### Instruction
Copy the data below exactly.

# Start of Data shown

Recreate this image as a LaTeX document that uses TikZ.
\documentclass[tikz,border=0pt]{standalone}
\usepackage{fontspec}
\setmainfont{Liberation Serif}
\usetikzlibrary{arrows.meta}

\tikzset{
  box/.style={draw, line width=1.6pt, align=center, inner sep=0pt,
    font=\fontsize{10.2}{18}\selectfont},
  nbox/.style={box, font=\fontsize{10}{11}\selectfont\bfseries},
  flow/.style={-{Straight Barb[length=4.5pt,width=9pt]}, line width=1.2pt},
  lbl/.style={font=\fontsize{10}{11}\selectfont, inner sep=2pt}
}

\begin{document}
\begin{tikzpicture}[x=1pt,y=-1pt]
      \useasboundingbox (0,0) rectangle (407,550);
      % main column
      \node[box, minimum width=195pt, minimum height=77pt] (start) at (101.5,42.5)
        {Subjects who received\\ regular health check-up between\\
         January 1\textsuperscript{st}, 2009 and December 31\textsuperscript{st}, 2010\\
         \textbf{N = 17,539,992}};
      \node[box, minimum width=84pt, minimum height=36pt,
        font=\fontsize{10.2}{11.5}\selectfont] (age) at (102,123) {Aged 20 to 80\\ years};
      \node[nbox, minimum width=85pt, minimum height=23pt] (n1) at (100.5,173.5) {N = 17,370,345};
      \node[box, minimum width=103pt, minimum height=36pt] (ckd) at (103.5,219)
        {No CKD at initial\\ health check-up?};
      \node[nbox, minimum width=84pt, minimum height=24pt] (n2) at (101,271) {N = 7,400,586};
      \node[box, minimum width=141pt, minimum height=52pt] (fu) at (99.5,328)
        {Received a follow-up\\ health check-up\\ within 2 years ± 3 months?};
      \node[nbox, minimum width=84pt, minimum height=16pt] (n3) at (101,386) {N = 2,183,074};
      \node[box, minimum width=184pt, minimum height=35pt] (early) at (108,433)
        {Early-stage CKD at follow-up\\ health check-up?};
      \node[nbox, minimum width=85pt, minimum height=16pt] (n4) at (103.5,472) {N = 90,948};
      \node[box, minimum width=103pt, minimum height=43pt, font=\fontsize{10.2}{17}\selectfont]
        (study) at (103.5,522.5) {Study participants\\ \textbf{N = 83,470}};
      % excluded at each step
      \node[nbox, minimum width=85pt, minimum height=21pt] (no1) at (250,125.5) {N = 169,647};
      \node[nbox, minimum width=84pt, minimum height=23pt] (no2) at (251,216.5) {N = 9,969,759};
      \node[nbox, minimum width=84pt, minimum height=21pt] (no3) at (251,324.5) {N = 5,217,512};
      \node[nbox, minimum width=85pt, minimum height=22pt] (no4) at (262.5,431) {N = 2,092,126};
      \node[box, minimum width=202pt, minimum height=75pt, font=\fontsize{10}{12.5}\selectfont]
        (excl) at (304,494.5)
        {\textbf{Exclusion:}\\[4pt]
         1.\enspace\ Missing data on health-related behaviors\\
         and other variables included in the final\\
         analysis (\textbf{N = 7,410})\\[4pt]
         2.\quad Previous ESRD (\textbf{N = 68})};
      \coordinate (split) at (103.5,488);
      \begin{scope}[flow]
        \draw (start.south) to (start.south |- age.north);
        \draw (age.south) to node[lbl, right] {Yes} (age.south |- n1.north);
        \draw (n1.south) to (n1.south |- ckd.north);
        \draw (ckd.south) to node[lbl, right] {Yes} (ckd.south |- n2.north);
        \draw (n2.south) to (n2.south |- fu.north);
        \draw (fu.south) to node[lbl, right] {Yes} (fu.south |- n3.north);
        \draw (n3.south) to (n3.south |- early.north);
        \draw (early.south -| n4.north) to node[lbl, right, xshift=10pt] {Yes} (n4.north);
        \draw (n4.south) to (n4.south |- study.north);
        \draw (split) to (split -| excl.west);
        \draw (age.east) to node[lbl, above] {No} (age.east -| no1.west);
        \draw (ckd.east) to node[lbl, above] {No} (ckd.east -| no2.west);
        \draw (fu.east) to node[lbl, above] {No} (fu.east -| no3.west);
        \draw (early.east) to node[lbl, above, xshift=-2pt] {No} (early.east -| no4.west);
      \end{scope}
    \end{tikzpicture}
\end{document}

# End of Data shown

### Response to the exercise
Recreate this image as a LaTeX document that uses TikZ.
\documentclass[tikz,border=0pt]{standalone}
\usepackage{fontspec}
\setmainfont{Liberation Serif}
\usetikzlibrary{arrows.meta}

\tikzset{
  box/.style={draw, line width=1.6pt, align=center, inner sep=0pt,
    font=\fontsize{10.2}{18}\selectfont},
  nbox/.style={box, font=\fontsize{10}{11}\selectfont\bfseries},
  flow/.style={-{Straight Barb[length=4.5pt,width=9pt]}, line width=1.2pt},
  lbl/.style={font=\fontsize{10}{11}\selectfont, inner sep=2pt}
}

\begin{document}
\begin{tikzpicture}[x=1pt,y=-1pt]
      \useasboundingbox (0,0) rectangle (407,550);
      % main column
      \node[box, minimum width=195pt, minimum height=77pt] (start) at (101.5,42.5)
        {Subjects who received\\ regular health check-up between\\
         January 1\textsuperscript{st}, 2009 and December 31\textsuperscript{st}, 2010\\
         \textbf{N = 17,539,992}};
      \node[box, minimum width=84pt, minimum height=36pt,
        font=\fontsize{10.2}{11.5}\selectfont] (age) at (102,123) {Aged 20 to 80\\ years};
      \node[nbox, minimum width=85pt, minimum height=23pt] (n1) at (100.5,173.5) {N = 17,370,345};
      \node[box, minimum width=103pt, minimum height=36pt] (ckd) at (103.5,219)
        {No CKD at initial\\ health check-up?};
      \node[nbox, minimum width=84pt, minimum height=24pt] (n2) at (101,271) {N = 7,400,586};
      \node[box, minimum width=141pt, minimum height=52pt] (fu) at (99.5,328)
        {Received a follow-up\\ health check-up\\ within 2 years ± 3 months?};
      \node[nbox, minimum width=84pt, minimum height=16pt] (n3) at (101,386) {N = 2,183,074};
      \node[box, minimum width=184pt, minimum height=35pt] (early) at (108,433)
        {Early-stage CKD at follow-up\\ health check-up?};
      \node[nbox, minimum width=85pt, minimum height=16pt] (n4) at (103.5,472) {N = 90,948};
      \node[box, minimum width=103pt, minimum height=43pt, font=\fontsize{10.2}{17}\selectfont]
        (study) at (103.5,522.5) {Study participants\\ \textbf{N = 83,470}};
      % excluded at each step
      \node[nbox, minimum width=85pt, minimum height=21pt] (no1) at (250,125.5) {N = 169,647};
      \node[nbox, minimum width=84pt, minimum height=23pt] (no2) at (251,216.5) {N = 9,969,759};
      \node[nbox, minimum width=84pt, minimum height=21pt] (no3) at (251,324.5) {N = 5,217,512};
      \node[nbox, minimum width=85pt, minimum height=22pt] (no4) at (262.5,431) {N = 2,092,126};
      \node[box, minimum width=202pt, minimum height=75pt, font=\fontsize{10}{12.5}\selectfont]
        (excl) at (304,494.5)
        {\textbf{Exclusion:}\\[4pt]
         1.\enspace\ Missing data on health-related behaviors\\
         and other variables included in the final\\
         analysis (\textbf{N = 7,410})\\[4pt]
         2.\quad Previous ESRD (\textbf{N = 68})};
      \coordinate (split) at (103.5,488);
      \begin{scope}[flow]
        \draw (start.south) to (start.south |- age.north);
        \draw (age.south) to node[lbl, right] {Yes} (age.south |- n1.north);
        \draw (n1.south) to (n1.south |- ckd.north);
        \draw (ckd.south) to node[lbl, right] {Yes} (ckd.south |- n2.north);
        \draw (n2.south) to (n2.south |- fu.north);
        \draw (fu.south) to node[lbl, right] {Yes} (fu.south |- n3.north);
        \draw (n3.south) to (n3.south |- early.north);
        \draw (early.south -| n4.north) to node[lbl, right, xshift=10pt] {Yes} (n4.north);
        \draw (n4.south) to (n4.south |- study.north);
        \draw (split) to (split -| excl.west);
        \draw (age.east) to node[lbl, above] {No} (age.east -| no1.west);
        \draw (ckd.east) to node[lbl, above] {No} (ckd.east -| no2.west);
        \draw (fu.east) to node[lbl, above] {No} (fu.east -| no3.west);
        \draw (early.east) to node[lbl, above, xshift=-2pt] {No} (early.east -| no4.west);
      \end{scope}
    \end{tikzpicture}
\end{document}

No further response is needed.